Sage and I had recently returned from a spectacular two-day hike in the alpine checking out bear terrain, hiking and swimming in icy alpine lakes.
It had been gorgeous up there, an experience only slightly tarnished by my having to share a tent with Katya the dog, who, not content with curling up at my feet, had insisted on a more marital arrangement which saw us spend much of the night like man and wife.
At one point I had woken up to even worse – she had placed her doggie arse right next to my head. I love Katya but it was a testing moment.
As I sped down the road to Kaslo I felt a little trepidation but mostly the thrill of upcoming adventure.
If there was just a nibble of doubt it was perhaps not completely unreasonable. The first plane I ever bought I wrapped around a fencepost at a local airport only the second time I flew it, the result of a take-off that went badly wrong. There had been fire engines, ambulances, police – a real palava – though thankfully no injuries.
There had been one or two closes misses since. Only last week I took up a friend, a Hungarian opera singer, and bounced the landing so badly that we catapulted back up into the sky. She swore at me in her native language.
But by the time I got to the Kaslo airfield I was feeling pretty confident. I shoehorned my gear into the back of the plane, went through my checklists, climbed in, and fired up. The engine purred beautifully. As I glanced at the rising sun, I wondered just for a second why it was so orange.
Ah, the fires, yes. After the hottest days ever recorded in late June British Columbia had begun to burn. One village, Lytton, which had hit 49 degrees Celsius a few days before, was consumed in only a few hours. And the fires were still raging. And with the fires, of course, came smoke.
I rolled the Cub to the end of the runway, did my take-off checks, and pushed in full power. Even fully-laden the old girl leaped forward eagerly, as if asked for a dance by a dashing young cavalry officer.
But my smile didn’t last long. At 500 feet the ground began to look hazy. At 1,000 feet it was indistinct. At 2,000 feet I was already having trouble making out its contours. I looked at the mountains to the east that I would have to cross and they were smouldering with menace, smoke hanging on their shoulders in layers.
Without instruments I was relying on what I could see out of the window. And every airman worth his salt knows the life expectancy of a pilot trying to fly visually once they can no longer see the ground. An oft-quoted study done in 1954 put it at 178 seconds. You can argue the details but the point is obvious.
It took me a lot less time than that to realise that, much as I wanted this trip, I was on a hiding to nothing. I made a careful 180 degree turn, and a few minutes later was back on the ground.

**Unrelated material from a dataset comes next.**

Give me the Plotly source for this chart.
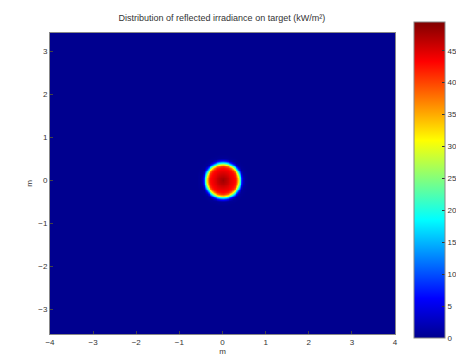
import numpy as np
import plotly.graph_objects as go

# Radial irradiance profile of the reflected spot
radius_m = [0.00, 0.10, 0.20, 0.28, 0.32, 0.35, 0.38, 0.41, 0.44, 0.47, 0.50, 0.60, 6.00]
irradiance_kw = [48.0, 46.5, 44.5, 43.0, 41.0, 36.0, 28.0, 18.0, 9.0, 3.0, 0.5, 0.0, 0.0]
spot_center = [0.0, 0.0]

x_ticks = [-4, -3, -2, -1, 0, 1, 2, 3, 4]
y_ticks = [-3, -2, -1, 0, 1, 2, 3]
cbar_ticks = [0, 5, 10, 15, 20, 25, 30, 35, 40, 45]

# grid table built from the profile
xs = np.arange(-4.0, 4.0001, 0.04)
ys = np.arange(-3.6, 3.4801, 0.04)
XX, YY = np.meshgrid(xs, ys)
R = np.hypot(XX - spot_center[0], YY - spot_center[1])
Z = np.interp(R, radius_m, irradiance_kw)

jet = [
    [0.0, "rgb(0,0,143)"],
    [0.125, "rgb(0,0,255)"],
    [0.375, "rgb(0,255,255)"],
    [0.625, "rgb(255,255,0)"],
    [0.875, "rgb(255,0,0)"],
    [1.0, "rgb(128,0,0)"],
]

font = dict(family="Liberation Sans, Arial, sans-serif", size=8, color="#333")

fig = go.Figure(
    go.Heatmap(
        x=xs, y=ys, z=Z, colorscale=jet, zmin=0, zmax=49.5, zsmooth="best",
        colorbar=dict(
            x=1.055, xanchor="left", xpad=0, thickness=31, thicknessmode="pixels",
            y=0.5116, yanchor="middle", len=316, lenmode="pixels", ypad=0,
            tickvals=cbar_ticks, ticks="inside", ticklen=3, tickcolor="#333",
            outlinewidth=1, outlinecolor="#888", tickfont=font,
        ),
    )
)

fig.update_layout(
    width=456, height=351,
    margin=dict(l=42, r=69, t=25, b=25, autoexpand=False),
    paper_bgcolor="white", plot_bgcolor="white",
    font=font,
    title=dict(text="Distribution of reflected irradiance on target (kW/m²)",
               x=0.469, xanchor="center", y=0.9715, yanchor="middle",
               font=dict(family="Liberation Sans, Arial, sans-serif", size=9, color="#333")),
    xaxis=dict(range=[-4, 4], tickvals=x_ticks, ticks="inside", ticklen=3, automargin=False,
               showgrid=False, zeroline=False, showline=True, linecolor="#888", mirror=True,
               title=dict(text="m", standoff=1, font=font)),
    yaxis=dict(range=[-3.58, 3.42], tickvals=y_ticks, ticks="inside", ticklen=3, automargin=False,
               showgrid=False, zeroline=False, showline=True, linecolor="#888", mirror=True,
               title=dict(text="m", standoff=4, font=font)),
)

fig.write_html("out.html")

As I levered myself out of the little plane, disappointment washed over me like a warm unwanted wave. I slowly unpacked my bags and put them back in the truck. And then I rolled the old girl back into her hangar. She didn’t seem remotely bothered – I’m sure in 65 years of flying she has seen a lot of disappointed pilots.
I’ll still head across the Rockies – a couple of days later than planned – but this time it will have to be by car.
*
For those of you wondering, the lodge is still closed this year due to Canadian border restrictions imposed because of Covid. We will, however, be re-opening in May 2022 and will be running both our spring bear-viewing and autumn grizzly-viewing next year. I will still be running the lodge, though am bringing in business partners and others to help me.